‘Bureaucratic bullying’ puts pearl mussels before children’s safety

Western Galway is recognised universally as an area of great beauty, but some of the policies of the National Parks and Wildlife Service are little more than “bureaucratic bullying”.

This is the view of Galway West TD Noel Grealish. He said many of his constituents live in areas that are “sparsely populated, where economic survival is difficult at the best of times, let alone in the current economic climate” and that the policies of the NPWS are “punitive and unfair” to them.

According to Dep Grealish, more than 40 per cent of Galway West is designated under one or other of the NPWS ecological designations. This compares to a national average of approximately 14 per cent.

“Because of the disparity between the levels of designation in Galway West as opposed to the rest of the country, many of my constituents are effectively being penalised for living where they do,” said Dep Grealish.

A total of 32 raised bogs are designated Special Areas of Conservation. Of these, 25 per cent are in County Galway alone.

“Because of this directive, many of my constituents are prevented from cutting turf in their own bogs,” he said. “Apart from the obvious financial hardship, this restriction is also attacking the very core of Irish rural life, where the annual harvesting of turf was as much a social occasion as a much needed source of fuel.”

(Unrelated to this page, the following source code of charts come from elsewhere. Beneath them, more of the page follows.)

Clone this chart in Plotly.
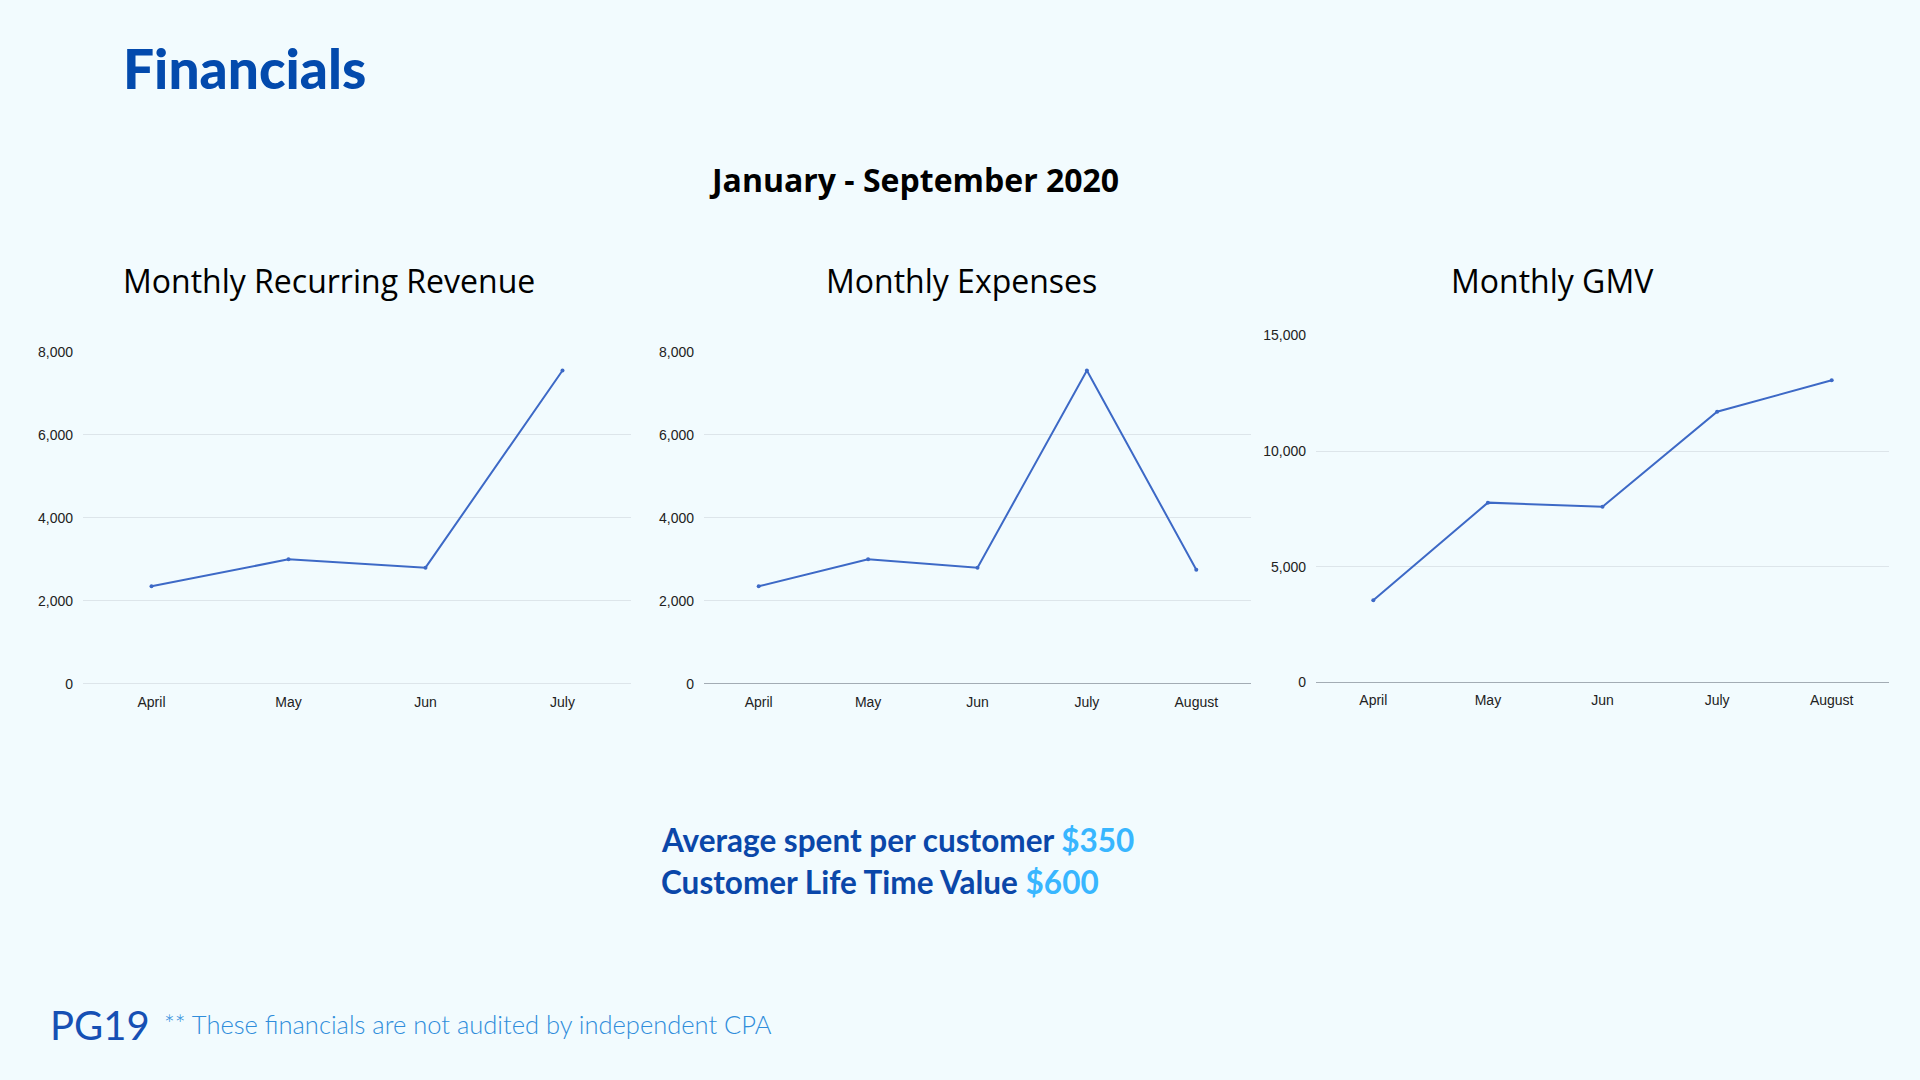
import plotly.graph_objects as go

W, H = 1920, 1080

# ---- data ----
mrr_months = ["April", "May", "Jun", "July"]
mrr_values = [2350, 3000, 2800, 7550]

exp_months = ["April", "May", "Jun", "July", "August"]
exp_values = [2350, 3000, 2800, 7550, 2750]

gmv_months = ["April", "May", "Jun", "July", "August"]
gmv_values = [3550, 7770, 7590, 11700, 13060]

mrr_ticks = [0, 2000, 4000, 6000, 8000]
exp_ticks = [0, 2000, 4000, 6000, 8000]
gmv_ticks = [0, 5000, 10000, 15000]

BG = "#f2fbfe"
LINE = "#3d69c6"
GRID = "#dde5ea"
AXIS = "#a3acb4"
TICKFONT = dict(family="Liberation Sans, Arial, sans-serif", size=14, color="#222222")


def px_x(p):
    return p / W


def px_y(p):
    return 1 - p / H


fig = go.Figure()

panels = [
    ("x", "y", mrr_months, mrr_values, mrr_ticks, (83, 631), (349, 686), GRID),
    ("x2", "y2", exp_months, exp_values, exp_ticks, (704, 1251), (349, 686), AXIS),
    ("x3", "y3", gmv_months, gmv_values, gmv_ticks, (1316, 1889), (332.3, 684.5), AXIS),
]

for i, (xa, ya, cats, vals, ticks, xd, yd, zc) in enumerate(panels):
    fig.add_trace(go.Scatter(
        x=cats, y=vals, xaxis=xa, yaxis=ya, mode="lines+markers",
        line=dict(color=LINE, width=2), marker=dict(color=LINE, size=4),
        showlegend=False, hoverinfo="x+y",
    ))
    suffix = "" if i == 0 else str(i + 1)
    fig.layout["xaxis" + suffix] = dict(
        domain=[px_x(xd[0]), px_x(xd[1])], anchor=ya,
        type="category", range=[-0.5, len(cats) - 0.5],
        showgrid=False, zeroline=False, showline=False,
        tickfont=TICKFONT, ticks="", ticklabelstandoff=8, fixedrange=True,
    )
    fig.layout["yaxis" + suffix] = dict(
        domain=[px_y(yd[1]), px_y(yd[0])], anchor=xa,
        range=[0, ticks[-1]], tickvals=ticks, tickformat=",d",
        showgrid=True, gridcolor=GRID, gridwidth=1,
        zeroline=True, zerolinecolor=zc, zerolinewidth=1,
        showline=False, tickfont=TICKFONT, ticks="", ticklabelstandoff=9,
        fixedrange=True,
    )

P = dict(xref="paper", yref="paper", showarrow=False)
ann = []
# Header
ann.append(dict(text="Financials", x=px_x(121), y=px_y(61), xanchor="left", yanchor="middle",
                font=dict(family="Lato Black, Lato", size=55, color="#034aad", weight=900), **P))
ann.append(dict(text="January - September 2020", x=px_x(913.5), y=px_y(174), xanchor="center", yanchor="middle",
                font=dict(family="Open Sans", size=32, color="#000000", weight=700), **P))
# Chart titles
for txt, cx in [("Monthly Recurring Revenue", 329), ("Monthly Expenses", 961), ("Monthly GMV", 1552.6)]:
    ann.append(dict(text=txt, x=px_x(cx), y=px_y(277), xanchor="center", yanchor="middle",
                    font=dict(family="Open Sans", size=32, color="#000000"), **P))
# KPI lines
ann.append(dict(text="Average spent per customer <span style='color:#38b6ff'>$350</span>",
                x=px_x(659), y=px_y(845), xanchor="left", yanchor="middle",
                font=dict(family="Lato", size=31.5, color="#0a47a9", weight=700), **P))
ann.append(dict(text="Customer Life Time Value <span style='color:#38b6ff'>$600</span>",
                x=px_x(659), y=px_y(887), xanchor="left", yanchor="middle",
                font=dict(family="Lato", size=31.5, color="#0a47a9", weight=700), **P))
# Footer
ann.append(dict(text="PG19", x=px_x(48), y=px_y(1032), xanchor="left", yanchor="middle",
                font=dict(family="Lato", size=40, color="#1650b4", weight=400), **P))
ann.append(dict(text="** These financials are not audited by independent CPA",
                x=px_x(162), y=px_y(1031), xanchor="left", yanchor="middle",
                font=dict(family="Lato", size=25.5, color="#2f8ddb", weight=300), **P))

fig.update_layout(
    width=W, height=H, autosize=False,
    margin=dict(l=0, r=0, t=0, b=0),
    paper_bgcolor=BG, plot_bgcolor=BG,
    annotations=ann,
)

fig.write_html("out.html", config={"displayModeBar": False},
               post_script="document.body.style.margin='0';document.body.style.overflow='hidden';")
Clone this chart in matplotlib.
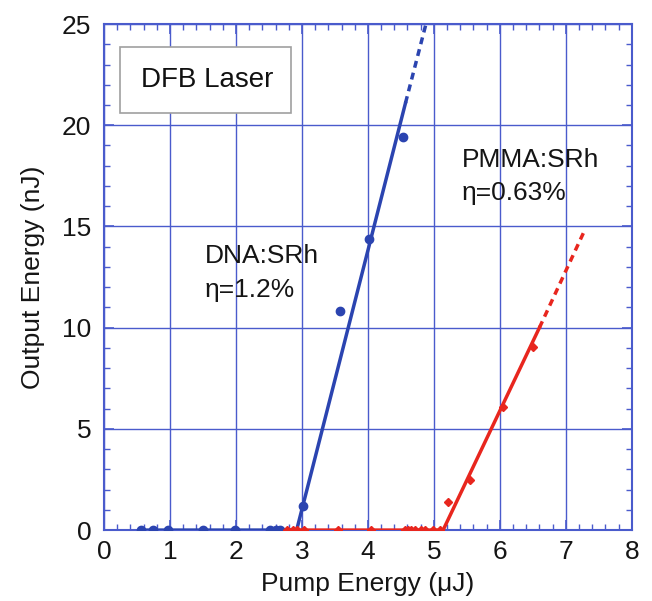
import numpy as np
import matplotlib
matplotlib.use('Agg')
import matplotlib.pyplot as plt
from matplotlib.ticker import MultipleLocator
from matplotlib.patches import Rectangle

plt.rcParams['font.family'] = ['Liberation Sans', 'DejaVu Sans']

# DNA:SRh measurements
dna_x = [0.56, 0.75, 0.97, 1.50, 1.98, 2.52, 2.60, 2.67, 3.02, 3.58, 4.02, 4.53]
dna_y = [0, 0, 0, 0, 0, 0, 0, 0, 1.2, 10.8, 14.4, 19.4]
# DNA:SRh fit (solid) and extrapolation (dashed)
dna_fit_x = [0.56, 2.92, 4.57]
dna_fit_y = [0, 0, 21.1]
dna_ext_x = [4.57, 4.88]
dna_ext_y = [21.1, 25.0]

# PMMA:SRh measurements
pmma_x = [2.77, 2.86, 2.92, 3.03, 3.55, 4.04, 4.56, 4.61, 4.66, 4.71, 4.81,
          4.86, 4.99, 5.09, 5.22, 5.55, 6.05, 6.50]
pmma_y = [0, 0, 0, 0, 0, 0, 0, 0, 0, 0, 0, 0, 0, 0, 1.4, 2.45, 6.1, 9.05]
pmma_fit_x = [2.77, 5.14, 6.60]
pmma_fit_y = [0, 0, 10.0]
pmma_ext_x = [6.60, 7.27]
pmma_ext_y = [10.0, 14.7]

blue = '#2b44b0'
red = '#e8261e'
grid_blue = '#4a5bcc'
txt = '#151515'
fs = 19

fig = plt.figure(figsize=(6.52, 6.01), dpi=100)
ax = fig.add_axes([0.1595, 0.118, 0.8095, 0.842])

ax.plot(dna_fit_x, dna_fit_y, color=blue, lw=2.5, zorder=3)
ax.plot(dna_ext_x, dna_ext_y, color=blue, lw=2.5, ls=(0, (2, 1.5)), zorder=3)
ax.plot(dna_x, dna_y, 'o', color=blue, ms=6, zorder=4)

ax.plot(pmma_fit_x, pmma_fit_y, color=red, lw=2.5, zorder=3)
ax.plot(pmma_ext_x, pmma_ext_y, color=red, lw=2.5, ls=(0, (2, 1.5)), zorder=3)
ax.plot(pmma_x, pmma_y, 'D', color=red, ms=4.5, zorder=4)

ax.set_xlim(0, 8)
ax.set_ylim(0, 25)
ax.xaxis.set_major_locator(MultipleLocator(1))
ax.xaxis.set_minor_locator(MultipleLocator(0.2))
ax.yaxis.set_major_locator(MultipleLocator(5))
ax.yaxis.set_minor_locator(MultipleLocator(1))
ax.grid(True, which='major', color=grid_blue, lw=1.0, zorder=0)
ax.tick_params(which='both', direction='in', top=True, right=True,
               color=grid_blue, labelsize=fs, labelcolor=txt)
ax.tick_params(which='major', length=7, width=1.2)
ax.tick_params(which='minor', length=4, width=1.0)
ax.tick_params(axis='y', pad=9)
ax.tick_params(axis='x', pad=7)
for s in ax.spines.values():
    s.set_color(grid_blue)
    s.set_linewidth(1.5)

ax.set_xlabel('Pump Energy (\u03bcJ)', fontsize=fs, color=txt, labelpad=6)
ax.set_ylabel('Output Energy (nJ)', fontsize=fs, color=txt, labelpad=12)

ax.text(1.53, 13.17, 'DNA:SRh', fontsize=fs, color=txt, va='baseline', ha='left')
ax.text(1.53, 11.53, '\u03b7=1.2%', fontsize=fs, color=txt, va='baseline', ha='left')
ax.text(5.42, 17.95, 'PMMA:SRh', fontsize=fs, color=txt, va='baseline', ha='left')
ax.text(5.42, 16.3, '\u03b7=0.63%', fontsize=fs, color=txt, va='baseline', ha='left')

ax.add_patch(Rectangle((0.242, 20.6), 2.59, 3.25, fc='white', ec='#a0a0a0',
                       lw=1.2, zorder=5))
ax.text(1.57, 21.89, 'DFB Laser', fontsize=20, color='#111111', va='baseline',
        ha='center', zorder=6)

fig.savefig('out.png', dpi=100)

Dep Grealish is also concerned by the NPWS proposal to widen the bridge in Oughterard. The bridge is currently 4.7 metres wide, with no footpath. The proposed widening including a footpath, would providing greater safety for school going children and pedestrians in general.

However, the NPWS objected to it, on the grounds that the “shadow from the bridge deck might cause an impact for the freshwater pearl mussels in the river”.

“In what civilised society,” asked Deputy Grealish, “is the impact on pearl mussels in a river, more important than the safety of school going children?”